No, no, don’t let this be just a sentimental story about a miraculously answered prayer. Let it be a story about the core of a faith that reads the Bible and dares to believe that the world presented there has more reality than that grim violent, cynical world we too often think is real.

You see, Jesus went down to the River Jordan to be baptized, from the moment, another reality is made possible. In contrast to the cynical violent world of dog eat dog we think is all there or ever can be the gospel writers, including Matthew, whose account of the baptism of Jesus we just read, ask us to believe in:

...a world where daily life is not determined by immutable "laws of nature," a world where, for example, human beings can walk on water, where thousands are fed with a few loaves of bread and a couple of fish, and where enemies learn to love one another. A world where economics are not driven by the assumption of scarcity, but by the reality of plenty. A world where a shrewd peasant repeatedly trumps the political authorities, where the representatives of the greatest military power on earth are humbled by an unarmed healer from the backwaters of Galilee. If you can imagine this kind of world, you possess an imagination ready to discern the reign of heaven, unexpected, astonishing presence of God." The Reality of A Present God, by Stan Saunders. Lectionary-based commentary on the book of Matthew, Living the Word (Sojourners Online, 1999)

Well, that’s the world we celebrate here: in word and baptism and communion, God is present.

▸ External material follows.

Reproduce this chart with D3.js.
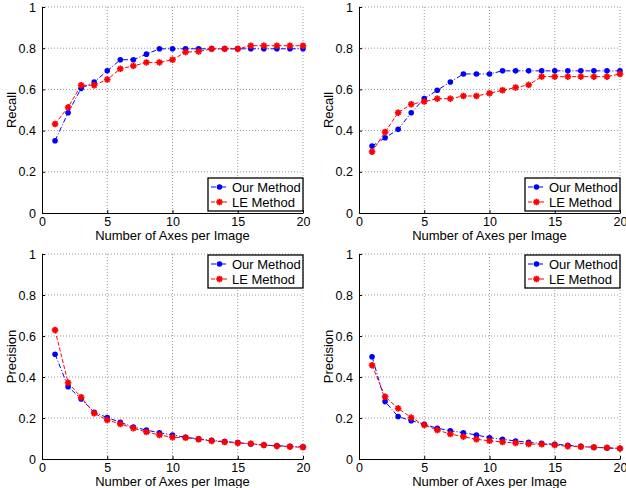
<!DOCTYPE html>
<html>
<head>
<meta charset="utf-8">
<script src="https://cdnjs.cloudflare.com/ajax/libs/d3/7.8.5/d3.min.js"></script>
<style>
  body { margin: 0; background: #fff; }
  svg { font-family: "Liberation Sans", Arial, sans-serif; }
</style>
</head>
<body>
<div id="chart"></div>
<script>
// axes per image, 1..20
var axesCount = d3.range(1, 21);
var xTicks = [0, 5, 10, 15, 20];
var yTicks = [0, 0.2, 0.4, 0.6, 0.8, 1];
var seriesNames = ["Our Method", "LE Method"];

// top left: recall
var recallOursA = [0.351, 0.487, 0.605, 0.636, 0.690, 0.744, 0.744, 0.771, 0.797, 0.797,
                   0.797, 0.797, 0.797, 0.797, 0.797, 0.797, 0.797, 0.797, 0.797, 0.797];
var recallLEA   = [0.432, 0.513, 0.620, 0.620, 0.648, 0.700, 0.714, 0.731, 0.731, 0.744,
                   0.781, 0.784, 0.797, 0.797, 0.797, 0.812, 0.812, 0.812, 0.812, 0.812];
// top right: recall
var recallOursB = [0.325, 0.365, 0.406, 0.487, 0.555, 0.596, 0.636, 0.675, 0.675, 0.675,
                   0.690, 0.690, 0.690, 0.690, 0.690, 0.690, 0.690, 0.690, 0.690, 0.690];
var recallLEB   = [0.297, 0.393, 0.487, 0.528, 0.541, 0.555, 0.555, 0.568, 0.568, 0.581,
                   0.596, 0.609, 0.622, 0.662, 0.662, 0.662, 0.662, 0.662, 0.662, 0.675];
// bottom left: precision
var precOursA = [0.511, 0.353, 0.293, 0.228, 0.202, 0.179, 0.156, 0.141, 0.128, 0.117,
                 0.106, 0.098, 0.091, 0.085, 0.080, 0.073, 0.068, 0.065, 0.062, 0.059];
var precLEA   = [0.629, 0.372, 0.301, 0.223, 0.190, 0.171, 0.150, 0.132, 0.117, 0.106,
                 0.104, 0.096, 0.088, 0.083, 0.078, 0.075, 0.068, 0.063, 0.060, 0.057];
// bottom right: precision
var precOursB = [0.499, 0.280, 0.207, 0.187, 0.169, 0.150, 0.138, 0.128, 0.117, 0.104,
                 0.096, 0.088, 0.081, 0.076, 0.072, 0.067, 0.062, 0.057, 0.054, 0.050];
var precLEB   = [0.457, 0.304, 0.247, 0.202, 0.166, 0.141, 0.122, 0.109, 0.096, 0.089,
                 0.083, 0.078, 0.073, 0.072, 0.068, 0.062, 0.060, 0.057, 0.055, 0.052];

var width = 626, height = 488;
var svg = d3.select("#chart").append("svg")
    .attr("width", width)
    .attr("height", height);

var colours = ["#0000ff", "#ff0000"];
var dashes = ["5,2,1,2", "4,2"];

function drawMarker(g, kind, x, y, colour) {
    if (kind == 0) {
        g.append("circle").attr("cx", x).attr("cy", y).attr("r", 2.8).attr("fill", colour);
    } else {
        // matlab-ish asterisk
        var r = 3.3;
        [[r, 0], [0, r], [r * 0.7, r * 0.7], [r * 0.7, -r * 0.7]].forEach(function (p) {
            g.append("line")
                .attr("x1", x - p[0]).attr("y1", y - p[1])
                .attr("x2", x + p[0]).attr("y2", y + p[1])
                .attr("stroke", colour).attr("stroke-width", 1.8);
        });
        g.append("circle").attr("cx", x).attr("cy", y).attr("r", 1.8).attr("fill", colour);
    }
}

function drawPanel(cfg) {
    var xScale = d3.scaleLinear().domain([0, 20]).range([cfg.left, cfg.right]);
    var yScale = d3.scaleLinear().domain([0, 1]).range([cfg.bottom, cfg.top]);
    var g = svg.append("g");

    // dotted grid
    g.selectAll(".gx").data(xTicks.slice(1)).enter().append("line")
        .attr("x1", d => xScale(d)).attr("x2", d => xScale(d))
        .attr("y1", cfg.top).attr("y2", cfg.bottom)
        .attr("stroke", "#999").attr("stroke-dasharray", "1,2");
    g.selectAll(".gy").data(yTicks.slice(1)).enter().append("line")
        .attr("x1", cfg.left).attr("x2", cfg.right)
        .attr("y1", d => yScale(d)).attr("y2", d => yScale(d))
        .attr("stroke", "#999").attr("stroke-dasharray", "1,2");

    // axes, ticks pointing inwards
    var xAxis = g.append("g")
        .attr("transform", "translate(0," + cfg.bottom + ")")
        .call(d3.axisBottom(xScale).tickValues(xTicks).tickSizeInner(-3).tickSizeOuter(0).tickPadding(4));
    var yAxis = g.append("g")
        .attr("transform", "translate(" + cfg.left + ",0)")
        .call(d3.axisLeft(yScale).tickValues(yTicks).tickSizeInner(-3).tickSizeOuter(0).tickPadding(6)
            .tickFormat(d3.format("")));
    [xAxis, yAxis].forEach(function (a) {
        a.select(".domain").attr("stroke", "#000").attr("stroke-width", 1);
        a.selectAll("text").attr("font-size", 12.5).attr("fill", "#000")
            .attr("font-family", "Liberation Sans, Arial, sans-serif");
    });

    g.append("text")
        .attr("x", (cfg.left + cfg.right) / 2)
        .attr("y", cfg.bottom + 27)
        .attr("text-anchor", "middle")
        .attr("font-size", 13)
        .text("Number of Axes per Image");
    g.append("text")
        .attr("transform", "translate(" + (cfg.left - 26) + "," + ((cfg.top + cfg.bottom) / 2) + ") rotate(-90)")
        .attr("text-anchor", "middle")
        .attr("font-size", 13)
        .text(cfg.yLabel);

    var line = d3.line()
        .x(function (d, i) { return xScale(axesCount[i]); })
        .y(function (d) { return yScale(d); });

    cfg.series.forEach(function (vals, s) {
        g.append("path")
            .attr("d", line(vals))
            .attr("fill", "none")
            .attr("stroke", colours[s])
            .attr("stroke-width", 1)
            .attr("stroke-dasharray", dashes[s]);
    });
    cfg.series.forEach(function (vals, s) {
        vals.forEach(function (v, i) {
            drawMarker(g, s, xScale(axesCount[i]), yScale(v), colours[s]);
        });
    });

    // legend
    var lw = 95, lh = 33;
    var lx = cfg.right - lw, ly = cfg.legendTop ? cfg.top + 1 : cfg.bottom - lh - 2;
    var leg = g.append("g").attr("transform", "translate(" + lx + "," + ly + ")");
    leg.append("rect").attr("width", lw).attr("height", lh)
        .attr("fill", "#fff").attr("stroke", "#000").attr("stroke-width", 1.3);
    seriesNames.forEach(function (name, s) {
        var yy = 9 + s * 15;
        leg.append("line").attr("x1", 3).attr("x2", 20).attr("y1", yy).attr("y2", yy)
            .attr("stroke", colours[s]).attr("stroke-dasharray", dashes[s]);
        drawMarker(leg, s, 11.5, yy, colours[s]);
        leg.append("text").attr("x", 24).attr("y", yy + 4.5)
            .attr("font-size", 13).text(name);
    });
}

drawPanel({left: 42, right: 303, top: 7, bottom: 213, yLabel: "Recall",
           series: [recallOursA, recallLEA], legendTop: false});
drawPanel({left: 359, right: 620, top: 7, bottom: 213, yLabel: "Recall",
           series: [recallOursB, recallLEB], legendTop: false});
drawPanel({left: 42, right: 303, top: 254, bottom: 459, yLabel: "Precision",
           series: [precOursA, precLEA], legendTop: true});
drawPanel({left: 359, right: 620, top: 254, bottom: 459, yLabel: "Precision",
           series: [precOursB, precLEB], legendTop: true});
</script>
</body>
</html>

And if here, then, we believe, also in your trials and troubles, God will find you. In the worst of what you now face or will have to confront, God will be with you. You just have got to resist that sneering tempter who wants you to believe that faith and baptism and church and Jesus is all bunk. No, Satan is bunk. This is the real stuff, here, that we celebrate.

Yes, for the heavens are ripped open to God’s amazing reality and the Spirit comes down to fill us with the saving presence of God. The whole salvation history, here, powerful. And real. Therefore, someone once said, Live as if Christ died yesterday, arose this morning, and is coming back tomorrow: the unexpected, astonishing presence of God. The wondrous love. Amen.